Some critics have questioned why campaigning wasn’t halted immediately after the political violence, but only after PM Narendra Modi’s has finished his poll events.

TMC also sought a meeting with the EC Tuesday night, over the destruction of the statue.

An alternate vision of Hinduism is at play in Bengal

That said, Shah has fallen behind Banerjee in wielding the culture weapon; while he makes mistakes about Tagore’s birthplace in his speeches, Banerjee speaks about Goddess Durga and other Hindu Bengali gods (never, Lord Ram) and has women ululating in her rallies, in an attempt to drum up support for an alternative Hindutva. Whether this will work in favour of Banerjee, remains to be seen.

Besides, a campaign song from the regional party explicitly asks people to vote for or against Bengal, suggesting it is a battle for regional identity. And that is not entirely wrong.

Last week, a BJP leader of the state voiced his desire to ban mutton in the state, while the saffron party has always expressed its disdain for Banerjee’s propitiation of Bengal’s large Muslim population. It has courted opposition on multiple fronts for its Ram Navami processions, that bathed the streets of the capital in saffron and children bearing swords, for the first time in history.

How BJP is slowly making inroads

After being forced to postpone his rath yatras numerous times, Shah’s “Save Republic rally” finally took place in West Bengal before the last phase of the Lok Sabha polls in Kolkata.

It was, according to NDTV, a mega show complete with saffron balloons, BJP flags, and artistes dressed as Hanumans dancing to “Jai Shri Ram” beats, all showered by marigold petals. It was the first of its kind in Kolkata, which has witnessed hundreds of political rallies by the Left and Trinamool.

The Left has further blamed TMC for allowing this to happen, reminding that it was Mamata Banerjee who had saddled with the BJP decades ago to take on the Left, thus allowing the saffron party to make its first inroads in the then red state.

Nonetheless, the consolidated and considerably weakened left front on Wednesday condemned the incident. Taking to the streets, they opposed fascism, endorsed freedom and democracy in educational institutions and criticised TMC and BJP for allowing their rivalry to devolve to this level.

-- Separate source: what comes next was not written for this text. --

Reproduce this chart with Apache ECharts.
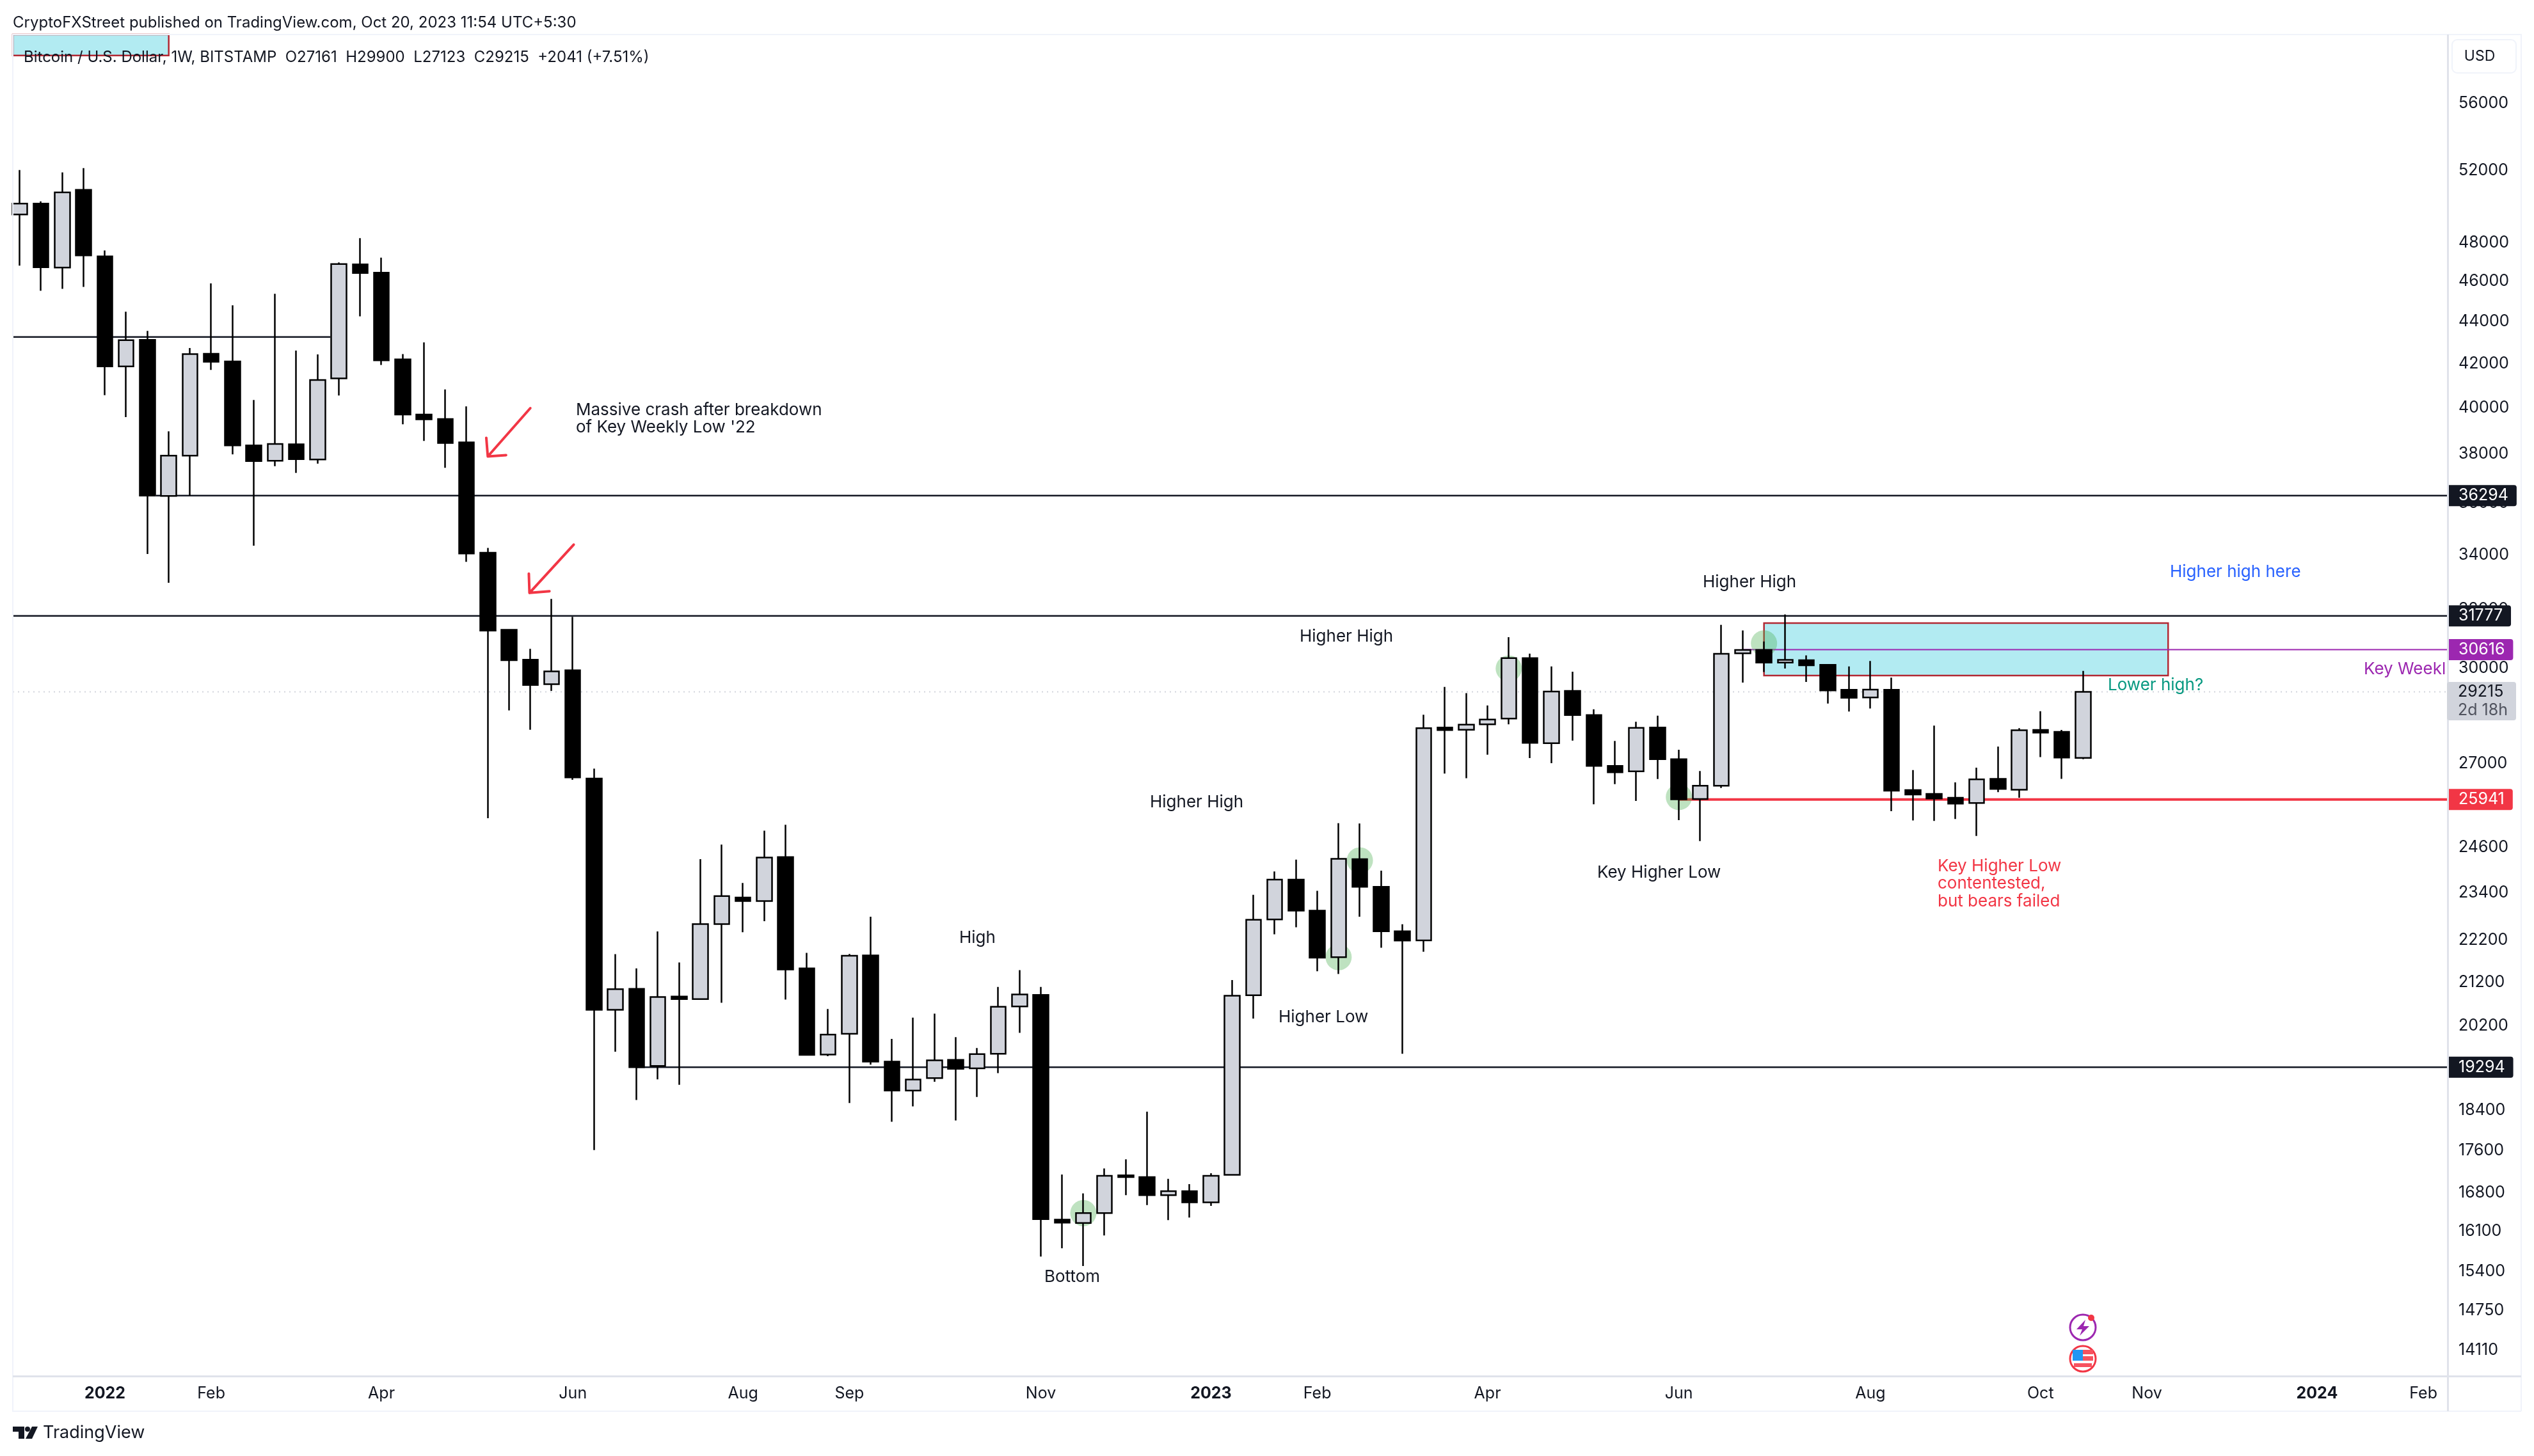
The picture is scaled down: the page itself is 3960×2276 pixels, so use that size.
<!DOCTYPE html>
<html>
<head>
<meta charset="utf-8">
<title>BTC/USD weekly</title>
<script src="https://cdn.jsdelivr.net/npm/echarts@6/dist/echarts.min.js"></script>
<style>
  html, body { margin: 0; padding: 0; background: #fff; }
  #main { width: 3960px; height: 2276px; }
</style>
</head>
<body>
<div id="main"></div>
<script>
// weekly candles, Dec 6 2021 .. Oct 16 2023
const opens = [49527,50127,46704,50897,47283,41872,43118,36284,37936,42459,42103,38371,37724,38413,37776,41321,46869,46443,42194,39700,39501,38500,34074,31294,30276,29466,29925,26547,20558,21040,19321,20861,20803,22604,23274,23184,24339,21523,19565,20021,21832,19414,18802,19063,19452,19272,19584,20637,20901,16303,16241,16421,17120,17088,16750,16824,16618,17129,20891,22719,23743,22939,21791,24283,23554,22424,22197,28087,28018,28187,28368,30329,27604,29251,28479,26920,26760,28087,27124,25955,26336,30489,30605,30176,30259,30105,29283,29035,29283,26210,26103,25991,25837,26538,26222,28016,27955,27161]
const closes = [50127,46721,50747,47332,41872,43100,36297,37936,42441,42088,38371,37711,38427,37789,41242,46885,46423,42149,39700,39487,38470,34043,31267,30261,29439,29885,26582,20558,21032,19293,20850,20803,22604,23314,23184,24327,21495,19558,20002,21824,19414,18802,19034,19442,19262,19575,20627,20911,16311,16249,16421,17112,17088,16750,16824,16618,17112,20880,22709,23743,22939,21779,24295,23554,22424,22195,28067,28008,28177,28339,30329,27616,29230,28479,26920,26731,28077,27124,25945,26338,30472,30603,30176,30267,30088,29264,29027,29291,26195,26083,25969,25822,26525,26244,28006,27931,27169,29215]
const lows = [46805,45519,45615,45716,40558,39588,34026,32959,36297,41706,37990,34342,37497,37217,37604,40544,44248,41935,39271,38556,37431,33733,25411,28624,28018,29251,26512,17606,19629,18607,19037,18923,20785,20718,22400,22674,20794,19540,19532,18546,19348,18165,18475,18987,18192,18670,19167,20041,15649,15796,15488,16019,16750,16568,16295,16341,16552,17120,20360,22348,22523,21452,21389,22786,22019,19584,21921,26694,26555,27254,28187,27154,27002,27685,25804,26386,25898,26534,25354,24775,26272,29517,29866,29982,29538,28843,28587,28683,25606,25345,25331,25387,24917,26153,25991,27185,26538,27123]
const highs = [52018,50252,51884,52129,47599,44478,43545,38971,42733,45897,44795,40345,45370,42609,42425,46969,48251,47218,42441,42994,40816,40059,34259,31294,30639,32381,31743,26839,21862,21523,22421,21665,24285,24678,23651,25061,25224,21894,20578,21867,22786,19908,20382,20473,19945,19707,21084,21481,21084,17137,16783,17252,17425,18368,17054,16956,17161,21247,23344,23955,24271,23449,25272,25259,23977,22599,28489,29380,29174,28782,31036,30481,30048,29876,28660,27675,28268,28459,27404,26769,31464,31272,30891,31829,30419,30105,30048,30233,29683,26799,28150,26433,26868,27502,28067,28601,28016,29900]

// axis labels
const priceTicks = [56000,52000,48000,46000,44000,42000,40000,38000,36000,34000,32000,30000,27000,24600,23400,22200,21200,20200,18400,17600,16800,16100,15400,14750,14110]
const priceTags = [36294,31777,30616,25941,19294]
const timeTickWeeks = [4,9,17,26,34,39,48,56,61,69,78,87,95,100,108,113]
const timeTickLabels = ['2022','Feb','Apr','Jun','Aug','Sep','Nov','2023','Feb','Apr','Jun','Aug','Oct','Nov','2024','Feb']

// drawn levels: price and the week they run from / to
const levelPrices = [43253,36294,31777,30616,29215,25941,19294]
const levelFrom = [-0.33,6.4,-0.33,81,-0.33,78,29]
const levelTo = [14.6,114.14,114.14,114.14,114.14,114.14,114.14]

// marked pivots (week, price)
const pivotWeeks = [50,62,63,70,78,82]
const pivotPrices = [16421,21791,24250,29982,26010,30827]

// blue zone and its stray copy in the top left corner
const zoneWeeks = [82,101]
const zonePrices = [31526,29750]
const cornerWeeks = [-0.33,7]
const cornerPrices = [60426,59040]

// hand drawn arrows (start, tip, barb, tip, barb)
const arrowOneWeeks = [24,22,21.93,22,22.86]
const arrowOnePrices = [39980,37904,38691,37904,37956]
const arrowTwoWeeks = [26.04,23.96,23.93,23.96,24.9]
const arrowTwoPrices = [34383,32596,33297,32596,32655]

const FONT = 'Inter, "Noto Sans", sans-serif'
const INK = '#131722'
const RED = '#f23645'
const PURPLE = '#9c27b0'
const xMin = -0.331, xMax = 114.14
const tagColors = { 36294: INK, 31777: INK, 30616: PURPLE, 25941: RED, 19294: INK }
const levelStyles = [
  { color: INK, width: 2.5 },
  { color: INK, width: 2.5 },
  { color: INK, width: 2.5 },
  { color: PURPLE, width: 2 },
  { color: '#d1d4dc', width: 2, type: [2, 6] },
  { color: RED, width: 4 },
  { color: INK, width: 2.5 }
]

const candleData = opens.map((o, i) => [i, o, closes[i], lows[i], highs[i]])

function text(x, y, str, color, size, extra) {
  return {
    type: 'text', x: x, y: y, z: 50, silent: true,
    style: Object.assign({ text: str, fill: color || '#000', font: (size || 26) + 'px ' + FONT, textVerticalAlign: 'middle' }, extra)
  }
}
function box(x, y, w, h, fill, r) {
  return { type: 'rect', z: 40, silent: true, shape: { x: x, y: y, width: w, height: h, r: r || 0 }, style: { fill: fill } }
}

const graphics = [
  // frame
  box(19, 53, 3921, 2, '#f0f3fa'),
  box(19, 53, 2, 2153, '#f0f3fa'),
  box(3939, 53, 2, 2153, '#f0f3fa'),
  box(19, 2205, 3921, 2, '#f0f3fa'),
  box(3824, 54, 3, 2152, '#e0e3eb'),
  box(20, 2150, 3920, 3, '#e0e3eb'),
  // header
  text(20, 36, 'CryptoFXStreet published on TradingView.com, Oct 20, 2023 11:54 UTC+5:30', INK, 24),
  text(37, 90, 'Bitcoin / U.S. Dollar, 1W, BITSTAMP  O27161  H29900  L27123  C29215  +2041 (+7.51%)', INK, 24),
  // USD button
  { type: 'rect', z: 40, silent: true, shape: { x: 3832, y: 62, width: 100, height: 52, r: 8 }, style: { fill: '#fff', stroke: '#f0f3fa', lineWidth: 2 } },
  text(3875, 88, 'USD', INK, 23, { textAlign: 'center' }),
  // last price tag
  box(3824, 1066, 108, 60, '#d1d4dc', 4),
  text(3841, 1081, '29215', INK, 25),
  text(3841, 1110, '2d 18h', '#50535e', 25),
  // notes
  text(900, 641, 'Massive crash after breakdown', INK, 26),
  text(900, 668, "of Key Weekly Low '22", INK, 26),
  text(1499, 1466, 'High', INK, 26),
  text(1797, 1254, 'Higher High', INK, 26),
  text(1998, 1590, 'Higher Low', INK, 26),
  text(1632, 1996, 'Bottom', INK, 26),
  text(2031, 995, 'Higher High', INK, 26),
  text(2496, 1364, 'Key Higher Low', INK, 26),
  text(2661, 910, 'Higher High', INK, 26),
  text(3391, 894, 'Higher high here', '#2962ff', 26),
  text(3294, 1071, 'Lower high?', '#089981', 26),
  text(3694, 1046, 'Key Weekl', PURPLE, 26),
  text(3028, 1354, 'Key Higher Low', RED, 26),
  text(3028, 1381, 'contentested,', RED, 26),
  text(3028, 1409, 'but bears failed', RED, 26),
  // event icons
  { type: 'circle', z: 40, silent: true, shape: { cx: 3255, cy: 2075, r: 20 }, style: { fill: '#fff', stroke: PURPLE, lineWidth: 3 } },
  { type: 'polygon', z: 41, silent: true, shape: { points: [[3259, 2063], [3245, 2078], [3254, 2078], [3250, 2088], [3265, 2073], [3256, 2073]] }, style: { fill: PURPLE } },
  { type: 'circle', z: 41, silent: true, shape: { cx: 3268, cy: 2060, r: 5 }, style: { fill: RED } },
  { type: 'circle', z: 40, silent: true, shape: { cx: 3255, cy: 2124, r: 20 }, style: { fill: '#fff', stroke: RED, lineWidth: 3 } },
  box(3239, 2110, 32, 7, '#f7525f'),
  box(3239, 2120, 32, 7, '#f7525f'),
  box(3241, 2131, 28, 6, '#f7525f'),
  box(3239, 2110, 16, 17, '#2196f3'),
  // TradingView logo
  { type: 'polygon', z: 40, silent: true, shape: { points: [[20, 2230], [38, 2230], [38, 2249], [29, 2249], [29, 2238], [20, 2238]] }, style: { fill: INK } },
  { type: 'circle', z: 40, silent: true, shape: { cx: 43, cy: 2234, r: 4 }, style: { fill: INK } },
  { type: 'polygon', z: 40, silent: true, shape: { points: [[50, 2230], [59, 2230], [50, 2249], [40, 2249]] }, style: { fill: INK } },
  text(67, 2240, 'TradingView', INK, 27)
]

const levelSeries = levelPrices.map((p, i) => ({
  type: 'line', z: 2, silent: true, symbol: 'none',
  lineStyle: levelStyles[i],
  data: [[levelFrom[i], p], [levelTo[i], p]]
}))

const arrowLine = (weeks, prices) => ({
  type: 'line', z: 6, silent: true, symbol: 'none',
  lineStyle: { color: RED, width: 4, cap: 'round', join: 'round' },
  data: weeks.map((w, i) => [w, prices[i]])
})

const zoneStyle = { color: '#b2ebf2', borderColor: '#b22833', borderWidth: 2.5, opacity: 1 }
const zoneArea = (weeks, prices) => [{ coord: [weeks[0], prices[0]], itemStyle: zoneStyle }, { coord: [weeks[1], prices[1]] }]

const option = {
  animation: false,
  backgroundColor: '#fff',
  textStyle: { fontFamily: FONT },
  grid: { left: 20, right: 135, top: 54, bottom: 125 },
  xAxis: {
    type: 'value', min: xMin, max: xMax,
    splitLine: { show: false }, axisLine: { show: false }, axisTick: { show: false },
    axisLabel: {
      customValues: timeTickWeeks, margin: 15, fontSize: 25, fontFamily: FONT, color: INK, showMinLabel: true, showMaxLabel: true,
      formatter: v => {
        const s = timeTickLabels[timeTickWeeks.indexOf(v)]
        return /^\d+$/.test(s) ? '{y|' + s + '}' : s
      },
      rich: { y: { fontWeight: 'bold', fontSize: 25, fontFamily: FONT, color: INK } }
    }
  },
  yAxis: {
    type: 'log', position: 'right', min: 13714, max: 60426,
    splitLine: { show: false }, axisLine: { show: false }, axisTick: { show: false },
    axisLabel: {
      customValues: priceTicks.concat(priceTags), margin: 0, showMinLabel: true, showMaxLabel: true,
      formatter: v => tagColors[v] ? '{t' + v + '|' + v + '}' : '{n|' + v + '}',
      rich: Object.assign(
        { n: { fontSize: 25, fontFamily: FONT, color: INK, padding: [0, 0, 0, 17] } },
        Object.fromEntries(priceTags.map(t => ['t' + t, {
          fontSize: 25, fontFamily: FONT, color: '#fff', backgroundColor: tagColors[t],
          padding: [4, 13, 4, 17], borderRadius: [0, 4, 4, 0]
        }]))
      )
    }
  },
  series: [
    {
      type: 'line', z: 1, silent: true, symbol: 'none', lineStyle: { width: 0 }, data: [],
      markArea: { silent: true, data: [zoneArea(zoneWeeks, zonePrices), zoneArea(cornerWeeks, cornerPrices)] }
    },
    ...levelSeries,
    {
      type: 'scatter', z: 3, silent: true, symbolSize: 41,
      itemStyle: { color: 'rgba(76,175,80,0.45)' },
      data: pivotWeeks.map((w, i) => [w, pivotPrices[i]])
    },
    {
      type: 'candlestick', z: 4, silent: true, barWidth: 24,
      encode: { x: 0, y: [1, 2, 3, 4] },
      itemStyle: { color: '#d1d4dc', color0: '#000', borderColor: '#000', borderColor0: '#000', borderColorDoji: '#000', borderWidth: 2.5 },
      data: candleData
    },
    arrowLine(arrowOneWeeks, arrowOnePrices),
    arrowLine(arrowTwoWeeks, arrowTwoPrices)
  ],
  graphic: graphics
}

const myChart = echarts.init(document.getElementById('main'))
myChart.setOption(option)
</script>
</body>
</html>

Congress joined the protests, thus consolidating the opposition against BJP in the state. They were followed by the Bengali intelligentsia including artists Kabir Suman, Joy Goswami, Shubhaprasanna, Saoli Mitra, and Arindam Sil, who addressed a press conference to protest what they perceived as a fascist attempt to overthrow Bengal’s culture identities.

West Bengal has seen a very bitter Lok Sabha election campaign over the 42 seats. Banerjee is maintaining her tight grasp on the state’s law enforcement and legal machinery to make election campaigning a difficult exercise for the BJP.

On Monday, the government had allegedly withdrawn permission for a rally led by Amit Shah in the Jadavpur constituency. No permission was granted either for the landing of Amit Shah’s chopper either.

If BJP fails to increase its seat tally in the state, that could dash its chances at balancing predicted losses in several northern states, while loss of existing seats could imperil TMC’s chances of retaining power in the state in the 2021 Assembly elections.

After a month of trading barbs and blows, the Trinamool-BJP rivalry has now come down to Kolkata, but the lack of political success in West Bengal continues to haunt the North Indian party.

It is no big secret that cultural and linguistic identities hold much greater sway over Bengal’s electorate than religious polarisation, which makes the vandalisation of Vidyasagar’s statue a foolish move on BJP’s part. It also betrays utter cluelessness in their repeated attempts to bring religious divides and conservative values to the eastern state, which after Tuesday is doubly cautious of the dangerous precedent of cultural revision that BJP is trying to set.